Overview of Event Timeline
- 3-4 weeks prior to workshop: FLOSSHack event schedule announced. Software platform/technologies can be mentioned, but do not name the target software yet.
- 1 week prior to workshop: Kickoff the competition. Name the target software, provide all materials needed for testing
- 7-5 days before workshop: Hold a breakers training session
- Workshop: 3-4 hour hack session
Communicate with maintainers
Before investing too much time in holding the event, make sure that the target software maintainer is on board with the event and can support you in organizing it. Establish a few ground rules:
- How can the maintainer help you? Can they provide a virtual machine with the software preinstalled? What version of the software is best targeted?
- Are there specific deployment scenarios that are more "typical" or "interesting" to attack? What is the application's authorization model?
- Can the maintainer join the workshop session, either physically or remotely, to help answer questions?
- How will vulnerabilities be communicated to the maintainer? Is there a secured bug tracker available that will keep flaws hidden until fixed?
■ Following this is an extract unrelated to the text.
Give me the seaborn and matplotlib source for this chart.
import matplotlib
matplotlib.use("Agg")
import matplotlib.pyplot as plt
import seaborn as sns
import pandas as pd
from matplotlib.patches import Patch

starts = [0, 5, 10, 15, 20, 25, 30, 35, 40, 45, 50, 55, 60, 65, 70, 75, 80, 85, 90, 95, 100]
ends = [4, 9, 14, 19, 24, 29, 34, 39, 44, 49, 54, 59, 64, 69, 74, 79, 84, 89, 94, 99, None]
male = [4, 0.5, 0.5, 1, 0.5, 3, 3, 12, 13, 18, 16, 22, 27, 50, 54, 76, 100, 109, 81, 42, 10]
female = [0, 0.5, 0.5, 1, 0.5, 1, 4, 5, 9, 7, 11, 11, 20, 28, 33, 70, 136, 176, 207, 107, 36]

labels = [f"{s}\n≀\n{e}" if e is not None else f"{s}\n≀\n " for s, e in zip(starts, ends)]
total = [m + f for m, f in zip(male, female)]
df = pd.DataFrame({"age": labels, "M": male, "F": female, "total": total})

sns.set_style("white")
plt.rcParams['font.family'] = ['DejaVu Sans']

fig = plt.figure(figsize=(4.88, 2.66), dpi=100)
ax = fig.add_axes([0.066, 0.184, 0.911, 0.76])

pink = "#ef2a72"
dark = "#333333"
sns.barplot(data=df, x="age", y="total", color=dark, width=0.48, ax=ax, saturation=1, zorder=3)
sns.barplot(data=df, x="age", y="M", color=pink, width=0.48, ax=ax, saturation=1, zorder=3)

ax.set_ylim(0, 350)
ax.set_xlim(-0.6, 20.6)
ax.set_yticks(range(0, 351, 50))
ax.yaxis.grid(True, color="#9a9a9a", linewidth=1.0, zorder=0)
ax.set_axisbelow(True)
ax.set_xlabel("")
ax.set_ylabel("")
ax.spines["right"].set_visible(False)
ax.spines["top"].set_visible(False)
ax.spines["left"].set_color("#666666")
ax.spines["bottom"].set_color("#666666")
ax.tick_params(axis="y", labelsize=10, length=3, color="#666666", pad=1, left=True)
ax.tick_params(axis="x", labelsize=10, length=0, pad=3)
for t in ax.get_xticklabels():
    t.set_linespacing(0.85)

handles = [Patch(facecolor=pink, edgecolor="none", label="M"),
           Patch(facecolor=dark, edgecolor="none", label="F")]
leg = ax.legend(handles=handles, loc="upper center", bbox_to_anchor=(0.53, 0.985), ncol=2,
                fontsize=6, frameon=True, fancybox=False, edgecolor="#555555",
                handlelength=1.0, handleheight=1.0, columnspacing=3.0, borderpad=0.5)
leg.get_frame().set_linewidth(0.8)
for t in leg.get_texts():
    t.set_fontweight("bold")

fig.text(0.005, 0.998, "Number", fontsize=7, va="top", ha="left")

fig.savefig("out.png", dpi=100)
- Would the maintainer be willing to provide prizes of some sort to the winners of the competition?
Line up venues
Obviously, some sort of venue will be needed to gather people together for the breaker training session as well as the workshop. Consider providing some refreshments for the workshop, since it will be long.
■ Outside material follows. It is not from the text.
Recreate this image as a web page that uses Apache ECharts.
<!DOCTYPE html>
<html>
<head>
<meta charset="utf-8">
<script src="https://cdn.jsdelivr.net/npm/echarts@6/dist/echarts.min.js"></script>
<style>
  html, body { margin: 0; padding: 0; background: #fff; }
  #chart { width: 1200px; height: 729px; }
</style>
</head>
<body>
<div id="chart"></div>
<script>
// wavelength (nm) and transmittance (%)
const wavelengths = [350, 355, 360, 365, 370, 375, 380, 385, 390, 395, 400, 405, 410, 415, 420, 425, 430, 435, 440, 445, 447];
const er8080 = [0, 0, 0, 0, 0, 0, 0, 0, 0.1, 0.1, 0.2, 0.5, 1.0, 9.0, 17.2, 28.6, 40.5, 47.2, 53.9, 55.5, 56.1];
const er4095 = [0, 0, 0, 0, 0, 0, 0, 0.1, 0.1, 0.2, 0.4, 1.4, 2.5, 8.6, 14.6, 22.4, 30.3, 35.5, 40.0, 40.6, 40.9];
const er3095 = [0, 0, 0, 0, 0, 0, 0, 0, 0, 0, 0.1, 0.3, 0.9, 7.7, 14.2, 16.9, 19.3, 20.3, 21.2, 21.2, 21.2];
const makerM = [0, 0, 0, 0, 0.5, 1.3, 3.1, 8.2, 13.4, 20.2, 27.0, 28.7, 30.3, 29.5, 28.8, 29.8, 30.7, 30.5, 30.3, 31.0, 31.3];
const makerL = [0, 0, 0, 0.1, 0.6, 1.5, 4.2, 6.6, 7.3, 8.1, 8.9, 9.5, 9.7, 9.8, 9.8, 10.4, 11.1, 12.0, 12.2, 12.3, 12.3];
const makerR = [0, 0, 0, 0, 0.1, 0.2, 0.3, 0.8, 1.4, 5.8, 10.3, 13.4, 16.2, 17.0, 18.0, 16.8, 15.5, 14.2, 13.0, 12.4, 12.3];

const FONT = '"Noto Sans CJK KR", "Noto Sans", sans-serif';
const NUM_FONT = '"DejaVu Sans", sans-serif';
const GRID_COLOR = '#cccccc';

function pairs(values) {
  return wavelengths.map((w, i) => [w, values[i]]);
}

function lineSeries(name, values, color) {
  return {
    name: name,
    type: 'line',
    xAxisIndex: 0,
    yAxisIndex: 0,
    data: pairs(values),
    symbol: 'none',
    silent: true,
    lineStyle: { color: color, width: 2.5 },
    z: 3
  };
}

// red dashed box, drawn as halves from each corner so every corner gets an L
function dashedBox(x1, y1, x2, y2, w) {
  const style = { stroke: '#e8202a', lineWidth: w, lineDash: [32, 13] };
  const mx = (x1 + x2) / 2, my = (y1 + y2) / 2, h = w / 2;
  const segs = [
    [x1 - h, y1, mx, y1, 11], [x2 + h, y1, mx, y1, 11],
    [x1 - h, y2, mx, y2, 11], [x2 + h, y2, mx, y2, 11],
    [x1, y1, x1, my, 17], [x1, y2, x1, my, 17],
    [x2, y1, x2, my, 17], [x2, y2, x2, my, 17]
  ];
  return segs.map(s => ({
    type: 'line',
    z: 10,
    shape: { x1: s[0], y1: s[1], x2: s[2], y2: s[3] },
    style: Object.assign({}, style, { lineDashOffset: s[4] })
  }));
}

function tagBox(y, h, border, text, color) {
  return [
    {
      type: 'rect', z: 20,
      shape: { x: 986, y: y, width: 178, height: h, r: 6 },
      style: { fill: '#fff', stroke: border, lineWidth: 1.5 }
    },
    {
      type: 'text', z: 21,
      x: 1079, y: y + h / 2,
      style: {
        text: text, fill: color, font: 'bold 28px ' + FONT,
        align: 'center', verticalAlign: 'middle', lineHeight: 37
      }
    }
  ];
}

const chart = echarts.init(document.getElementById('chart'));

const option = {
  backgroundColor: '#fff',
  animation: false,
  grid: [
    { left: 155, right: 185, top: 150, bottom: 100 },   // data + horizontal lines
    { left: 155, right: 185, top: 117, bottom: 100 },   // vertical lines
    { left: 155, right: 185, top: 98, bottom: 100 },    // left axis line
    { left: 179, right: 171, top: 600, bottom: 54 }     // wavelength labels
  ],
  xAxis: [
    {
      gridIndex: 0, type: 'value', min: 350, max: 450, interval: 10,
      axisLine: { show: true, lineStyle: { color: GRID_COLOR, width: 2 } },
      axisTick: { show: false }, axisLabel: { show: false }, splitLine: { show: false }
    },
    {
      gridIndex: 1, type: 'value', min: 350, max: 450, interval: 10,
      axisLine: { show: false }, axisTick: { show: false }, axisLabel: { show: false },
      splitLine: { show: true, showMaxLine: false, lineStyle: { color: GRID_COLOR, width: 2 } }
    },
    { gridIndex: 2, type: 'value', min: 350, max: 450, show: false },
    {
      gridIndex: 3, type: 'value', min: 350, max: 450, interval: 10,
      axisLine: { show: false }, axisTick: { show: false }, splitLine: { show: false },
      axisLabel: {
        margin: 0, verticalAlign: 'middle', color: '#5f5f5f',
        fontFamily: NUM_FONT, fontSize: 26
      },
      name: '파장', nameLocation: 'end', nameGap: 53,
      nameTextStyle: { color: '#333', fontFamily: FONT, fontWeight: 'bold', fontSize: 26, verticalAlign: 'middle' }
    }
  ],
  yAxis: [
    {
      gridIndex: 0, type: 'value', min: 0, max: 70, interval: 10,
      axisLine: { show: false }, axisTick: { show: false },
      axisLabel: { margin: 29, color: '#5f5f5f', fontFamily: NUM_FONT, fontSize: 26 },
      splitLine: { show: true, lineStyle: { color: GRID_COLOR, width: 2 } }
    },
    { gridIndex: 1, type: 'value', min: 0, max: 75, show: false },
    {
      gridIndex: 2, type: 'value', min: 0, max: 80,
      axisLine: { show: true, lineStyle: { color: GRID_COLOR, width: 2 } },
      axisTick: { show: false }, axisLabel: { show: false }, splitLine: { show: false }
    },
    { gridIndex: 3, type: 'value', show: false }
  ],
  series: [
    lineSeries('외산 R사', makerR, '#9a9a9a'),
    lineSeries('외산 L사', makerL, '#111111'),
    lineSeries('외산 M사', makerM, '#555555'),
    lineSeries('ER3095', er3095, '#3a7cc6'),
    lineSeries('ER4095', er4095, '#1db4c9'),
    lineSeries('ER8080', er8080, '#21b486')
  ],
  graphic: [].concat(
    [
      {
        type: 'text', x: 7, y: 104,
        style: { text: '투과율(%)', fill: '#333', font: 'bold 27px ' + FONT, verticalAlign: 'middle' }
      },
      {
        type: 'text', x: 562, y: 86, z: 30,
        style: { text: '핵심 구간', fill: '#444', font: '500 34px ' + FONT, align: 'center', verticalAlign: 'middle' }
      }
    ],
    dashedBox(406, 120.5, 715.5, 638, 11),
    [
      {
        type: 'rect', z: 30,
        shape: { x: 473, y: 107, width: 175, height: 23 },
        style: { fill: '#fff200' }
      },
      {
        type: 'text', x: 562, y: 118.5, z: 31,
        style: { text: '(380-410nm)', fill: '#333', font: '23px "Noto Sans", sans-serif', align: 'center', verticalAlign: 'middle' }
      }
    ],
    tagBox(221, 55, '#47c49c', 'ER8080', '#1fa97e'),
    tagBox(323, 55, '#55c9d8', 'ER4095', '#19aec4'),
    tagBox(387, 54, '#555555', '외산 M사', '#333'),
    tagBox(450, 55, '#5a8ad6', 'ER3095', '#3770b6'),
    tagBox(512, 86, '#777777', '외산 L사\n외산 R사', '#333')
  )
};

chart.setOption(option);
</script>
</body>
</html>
Determine competition prizes
Consider offering at least two prizes for:
- Finder of the "best" bug, as voted on by participants
- Finder of the most bugs
Prizes could be funded by a sponsor or the target software maintainer. Failing that, perhaps draw on OWASP chapter funds. Prizes do not need to be significant/expensive. Just a little icing on the cake beyond the bragging rights.
Make it easy for hackers: provide all materials
When the target software is announced and the competition is kicked off, be sure to provide materials to make it easy for breakers to get started with their audit. If the software isn't super easy to install (or even if it is), try to provide a virtual machine for download with the software pre-installed. If this isn't possible (perhaps due to OS licensing reasons), perhaps a public installation of the software could be provided that everyone could bang on. Of course the source code should be provided at the same time, along with any useful documentation. Remember, some breakers may not be very experienced or know the particular technology platform very well, so try to make it easy.
Breakers training session
A central goal of FLOSSHack is to help less experienced programmers and security people learn more about the nuts and bolts of application security testing. However, FLOSSHack is also a hacking competition, which tends to draw more experienced breakers. For this reason, it is helpful to have a special session, held early in the week of the competition, to help less experienced folks learn about the kinds of flaws they should be looking for. To this end, try to set up a 1-2 hour session of talks, discussion, or labs that explain how certain classes of vulnerabilities work. A hacking tutorial of sorts. The types of vulnerabilities discussed should be ones that are likely to be found in the target application. However, don't discuss specific flaws of the target application, lest you make it unfair to others that can't attend the training session.
Set up remote access
It may be worthwhile to offer remote access to the hacking session for those who can't make it in person. In FLOSSHack One, we initially tried using G+ Hangouts for this, but it turned out to be difficult to organize, so we fell back to a simple IRC channel. Online meeting services or just a simple phone conference bridge could work as well.